Brevity is the soul of Stuart Sherman's art. So it isn't surprising that his show at the Performing Garage includes a tape-recorded ''sound piece,'' four movies, a stand-up routine, and his version of ''Hamlet,'' all in the space of about 35 minutes.

The heart of the evening is ''Hamlet (A Portrait),'' which Sherman has previously presented in Amsterdam and Paris. While it seems complete in itself, it is part of a ''classical trilogy'' that will also include ''Faust'' (already performed in West Germany) and ''Oedipus.''

Sherman is fascinated with the relationships between meanings, objects, and words. His elegant ''Hamlet'' uses Shakespeare as the launching pad for another exploration of this complicated realm. His props are objects representing different degrees of literal and symbolic meaning. For example, the actors wear a series of masks. The first carries the image of a face; the second shows the skull under the face; the third bears a name rather than a picture; the fourth is a stylized outline; the fifth is blank but retains the shape of the other masks. Similar series - moving from literal meaning to stylized outline, with language at the midpoint - are etched on boxes and implements that figure in the action.

Slowly, as if this were a solemn ritual, Sherman and the other performers work through a set of precise maneuvers involving doors, swords, cubes of plastic and cardboard, and the hand-held tape recorders that often figure in his work. The effect is not very Shakespearean - the play is used as a handy icon, not a drama - but rhythmic, engaging, and witty for all that.

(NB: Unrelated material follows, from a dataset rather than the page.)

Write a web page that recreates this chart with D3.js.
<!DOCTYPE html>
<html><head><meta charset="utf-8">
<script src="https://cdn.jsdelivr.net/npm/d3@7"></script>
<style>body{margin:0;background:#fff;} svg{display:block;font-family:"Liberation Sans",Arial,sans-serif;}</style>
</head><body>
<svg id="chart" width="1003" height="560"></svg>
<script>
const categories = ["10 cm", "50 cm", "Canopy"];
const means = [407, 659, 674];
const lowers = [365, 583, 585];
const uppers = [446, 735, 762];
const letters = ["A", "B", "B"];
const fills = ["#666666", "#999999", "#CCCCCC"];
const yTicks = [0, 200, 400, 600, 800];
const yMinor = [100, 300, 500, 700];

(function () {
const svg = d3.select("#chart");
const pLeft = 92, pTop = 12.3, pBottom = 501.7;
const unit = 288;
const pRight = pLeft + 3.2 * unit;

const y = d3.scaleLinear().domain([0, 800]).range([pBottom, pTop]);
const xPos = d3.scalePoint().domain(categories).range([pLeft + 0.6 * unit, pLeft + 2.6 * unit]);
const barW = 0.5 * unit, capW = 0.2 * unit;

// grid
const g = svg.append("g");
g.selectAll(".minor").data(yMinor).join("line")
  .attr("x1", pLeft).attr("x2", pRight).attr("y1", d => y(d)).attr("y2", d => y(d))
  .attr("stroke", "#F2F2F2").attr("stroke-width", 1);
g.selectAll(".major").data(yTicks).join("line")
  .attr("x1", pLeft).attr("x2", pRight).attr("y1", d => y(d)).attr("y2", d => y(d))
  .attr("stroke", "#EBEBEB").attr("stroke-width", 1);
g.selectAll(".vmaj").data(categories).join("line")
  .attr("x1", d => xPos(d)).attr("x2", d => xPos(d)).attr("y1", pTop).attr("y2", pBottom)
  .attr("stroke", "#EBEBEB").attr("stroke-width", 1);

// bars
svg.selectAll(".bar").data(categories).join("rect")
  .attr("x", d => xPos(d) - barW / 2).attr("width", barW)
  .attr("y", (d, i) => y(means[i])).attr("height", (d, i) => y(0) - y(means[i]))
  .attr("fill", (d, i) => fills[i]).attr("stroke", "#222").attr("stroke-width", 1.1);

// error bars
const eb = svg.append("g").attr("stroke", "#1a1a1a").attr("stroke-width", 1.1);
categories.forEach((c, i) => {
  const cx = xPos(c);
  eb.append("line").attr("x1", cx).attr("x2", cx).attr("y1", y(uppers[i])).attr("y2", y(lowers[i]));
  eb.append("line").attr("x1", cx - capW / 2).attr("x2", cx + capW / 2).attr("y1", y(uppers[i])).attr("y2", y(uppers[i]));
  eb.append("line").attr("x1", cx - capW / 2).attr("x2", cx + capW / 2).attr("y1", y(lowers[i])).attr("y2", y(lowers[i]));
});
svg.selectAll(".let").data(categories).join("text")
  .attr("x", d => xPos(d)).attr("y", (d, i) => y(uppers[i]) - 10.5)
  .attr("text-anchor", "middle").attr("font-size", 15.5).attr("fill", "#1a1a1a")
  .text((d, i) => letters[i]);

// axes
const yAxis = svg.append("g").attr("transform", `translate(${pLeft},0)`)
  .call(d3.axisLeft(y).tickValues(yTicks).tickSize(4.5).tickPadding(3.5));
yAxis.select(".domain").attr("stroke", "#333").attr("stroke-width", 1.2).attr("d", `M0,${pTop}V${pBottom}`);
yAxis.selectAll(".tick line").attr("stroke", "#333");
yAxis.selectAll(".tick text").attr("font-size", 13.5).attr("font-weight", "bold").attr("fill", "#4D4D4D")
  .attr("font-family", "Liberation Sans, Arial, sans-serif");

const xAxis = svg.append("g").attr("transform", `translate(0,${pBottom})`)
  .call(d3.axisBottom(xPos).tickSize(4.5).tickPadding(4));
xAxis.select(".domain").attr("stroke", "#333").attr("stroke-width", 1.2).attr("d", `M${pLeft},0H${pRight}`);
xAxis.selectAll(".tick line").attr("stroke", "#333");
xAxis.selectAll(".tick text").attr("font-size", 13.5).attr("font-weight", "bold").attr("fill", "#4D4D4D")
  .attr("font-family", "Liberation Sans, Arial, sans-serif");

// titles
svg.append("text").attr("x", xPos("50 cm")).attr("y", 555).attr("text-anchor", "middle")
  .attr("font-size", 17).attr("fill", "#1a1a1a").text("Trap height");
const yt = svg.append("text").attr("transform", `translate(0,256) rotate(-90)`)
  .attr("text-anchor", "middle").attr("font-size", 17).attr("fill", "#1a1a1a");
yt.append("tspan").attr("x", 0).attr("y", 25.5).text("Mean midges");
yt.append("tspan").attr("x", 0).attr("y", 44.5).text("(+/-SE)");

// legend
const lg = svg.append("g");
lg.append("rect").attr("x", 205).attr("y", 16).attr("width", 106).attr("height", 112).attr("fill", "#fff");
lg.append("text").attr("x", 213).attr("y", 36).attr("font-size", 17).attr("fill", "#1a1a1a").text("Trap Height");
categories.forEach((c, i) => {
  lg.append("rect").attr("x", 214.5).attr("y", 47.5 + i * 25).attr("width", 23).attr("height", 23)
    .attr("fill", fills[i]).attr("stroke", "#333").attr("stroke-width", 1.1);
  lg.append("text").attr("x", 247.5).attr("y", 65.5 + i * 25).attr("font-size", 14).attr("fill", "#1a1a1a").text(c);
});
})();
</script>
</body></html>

Idiosyncratic though he is, Sherman clearly knows a hawk from a handsaw.

The program also includes four movies: ''Bridge Film,'' made in France; the rigorous ''Chess''; and two that reflect Sherman's recent switch to sound - ''Racing'' and ''Typewriting (Pertaining to Stefan Brecht).'' Rounding out the evening were the tape-recorded ''Doors,'' an amusing and evocative bit of earplay, and a preview of Sherman's next one-man ''spectacle,'' to be called ''Time.'' It promises to be another pithy and inventive chapter in Sherman's carefully evolving career.